Voici donc une partition composée d’oeuvres de natures très différentes, d’époques et de modes d’expression variés, une présentation polyphonique à la recherche de ce que l’art nous livre et de ce que nous voulons bien recevoir.

Pour prolonger l’histoire et ne pas conclure les récits, nous proposons donc de renouveler régulièrement cet accrochage qui, dans le temps, trouvera d’autres développements, installera des relations inédites entre les oeuvres, réécrira des bribes et propositions de récits, autour des projets de résidence, avec Juliana Góngora venue de Colombie, et des invitations faites à cinq artistes québécois et canadiens issus de la Manif d’art, biennale de Québec 2017, ainsi qu’à trois artistes de la collection, Sylvie Fanchon, Jean-Christophe Norman et Christian Boltanski.





Les invités de la collection :


Dans le jardin :
Christian Boltanski, Mauricio Pezo, Sofia Von Ellrichshausen : Panorama


C’est dans le désert chilien d’Atacama, entre terre et ciel, où l’expérience du vertige est courante, que Christian Boltanski a créé un monument à la mémoire des morts pour les vivants : des centaines de clochettes japonaises, posées avec les habitants pour figurer le paysage céleste correspondant à la date anniversaire de l’artiste. Offerte au vent, à la sécheresse, aux éléments extrêmes de ce lieu inhospitalier et pour autant chargé de la mémoire des hommes, cette installation filmée par l’artiste est conservée à travers une vidéo qui dure de l’aube au crépuscule. Pour le MAC VAL, il a souhaité créer une oeuvre qui propose de vivre cette expérience du vertige du temps et de l’espace, de la contemplation, en collaborant avec les architectes chiliens Pezo et Von Ellrichshausen, qui ont représenté leur pays à la Biennale d’architecture de Venise en 2008. Ensemble, ils créent une chapelle dans le jardin du musée, un espace de recueillement, entre la ville et le musée. Un peu à l’écart, cette architecture s’offre aux visiteurs et propose une expérience du silence, du temps suspendu et pourtant réel, de retrouvailles avec des inconnus. Écho contemporain à la rocaille du jardin paysager du musée, cette nouvelle oeuvre devient, tel un oratoire, un lieu de connexion face à l’ampleur de l’histoire et de l’espace-temps, monument à tous ces destins, ces « âmes errantes » qui tissent le fil jusqu’à chacun de nous.

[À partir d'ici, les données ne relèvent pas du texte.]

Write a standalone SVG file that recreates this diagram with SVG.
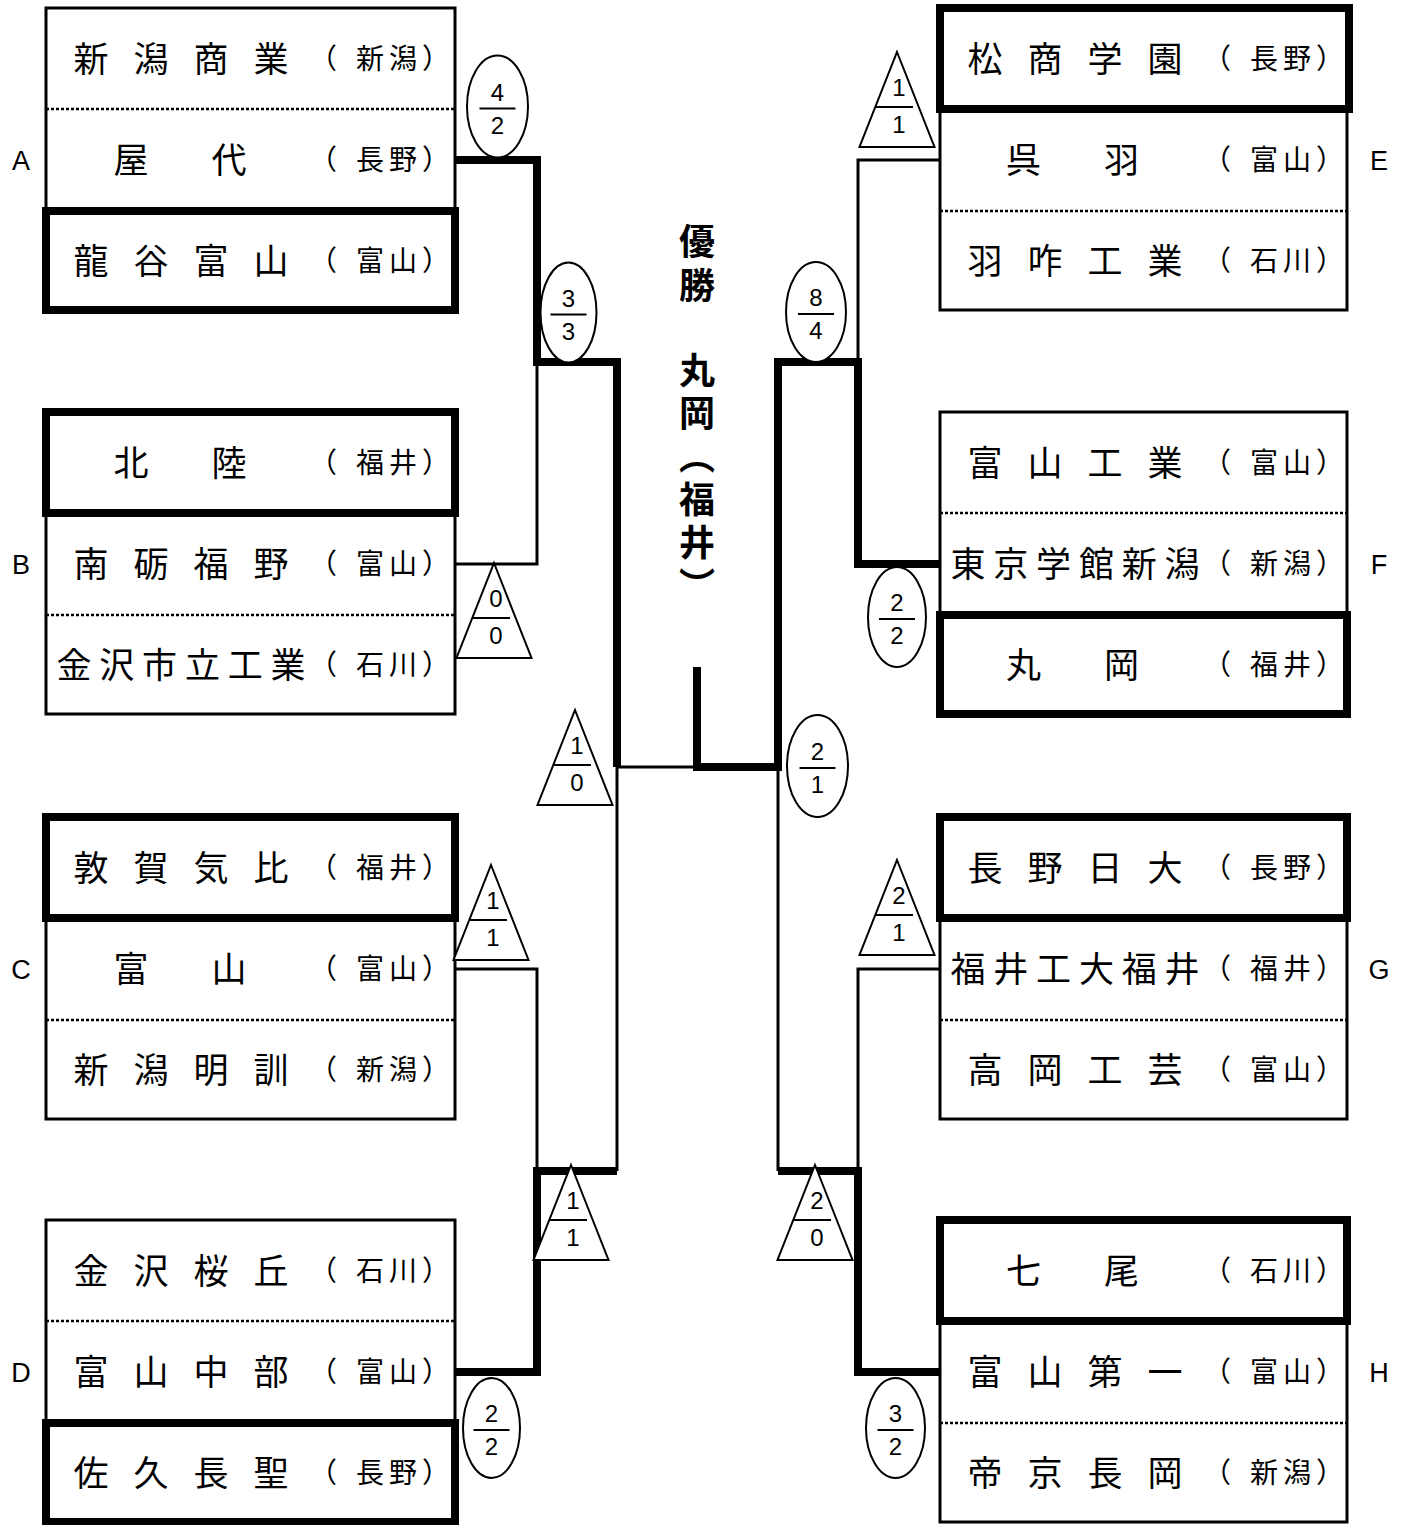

Sur le grand mur d’entrée :
Sylvie Fanchon : SAGESFEMMES


Invitée par le MAC VAL à réaliser un mural in situ, Sylvie Franchon a réalisé un immense « Tableau Scotch » offert aux visiteurs dès l’accès aux salles du musée. Le recours aux bandes adhésives, au masquage, permet à l’artiste d’accepter une part de surprise, de hasard dans sa pratique. Son mural, un dessin géométrique, offre une surface striée, hachurée, plus ou moins rythmée. Les bandes de couleur rose poudré renvoient à la féminité, au maquillage, aux bas de soie, mais aussi aux sparadraps évoquant les blessures intimes, celles de la chair et de la vie. Les « Tableaux Scotchs » de Sylvie Fanchon sont-ils des surfaces de réparation ? Évocations du corps féminin, du corps désiré ou du corps meurtri, blessé, ils sont tout à la fois, douceur et douleur mêlées. Rassemblées sous le titre Chair, d’un rose qui n’est pas si sage, ces peintures donnent le ton. L’intitulé de l’oeuvre spécifiquement créée pour le MAC VAL, SAGESFEMMES, donne le ton !


Dans la Nef du musée :
Jean-Christophe Norman : Terre à terre


Performeur et plasticien, Jean-Christophe Norman explore l’écriture aux quatre coins de la terre, réécrivant extraits ou totalité de romans illustres à la craie, à même le sol. Dans un projet d’écriture personnel, Grand Mekong Hotel, il relate son récent séjour à Phnom Penh, animé d’un projet fou, reproduire les plans de l’appartement parisien de Marguerite Duras sur le fleuve Mékong. Invité par le MAC VAL, il affronte la plus haute cimaise du musée, fait corps avec cette paroi jour et nuit pour réécrire son propre récit, page à page. Cette installation est créée in situ, et le public du MAC VAL peut déjà observer le processus de création et l’artiste à l’oeuvre dans la Nef. Par cette action de recouvrement, il immerge le visiteur dans la dimension plastique et picturale de l’écriture. Si sa première envie est de décrypter le texte, il est vite confronté à la réalité. Naturellement, il navigue au coeur du récit, voyage à travers les mots, dérive parmi les pans de lignes. L’écriture est associée au temps, à l’espace, au corps et au déplacement. C’est une invitation au voyage, à l’évasion, au souvenir, d’une terre à l’autre.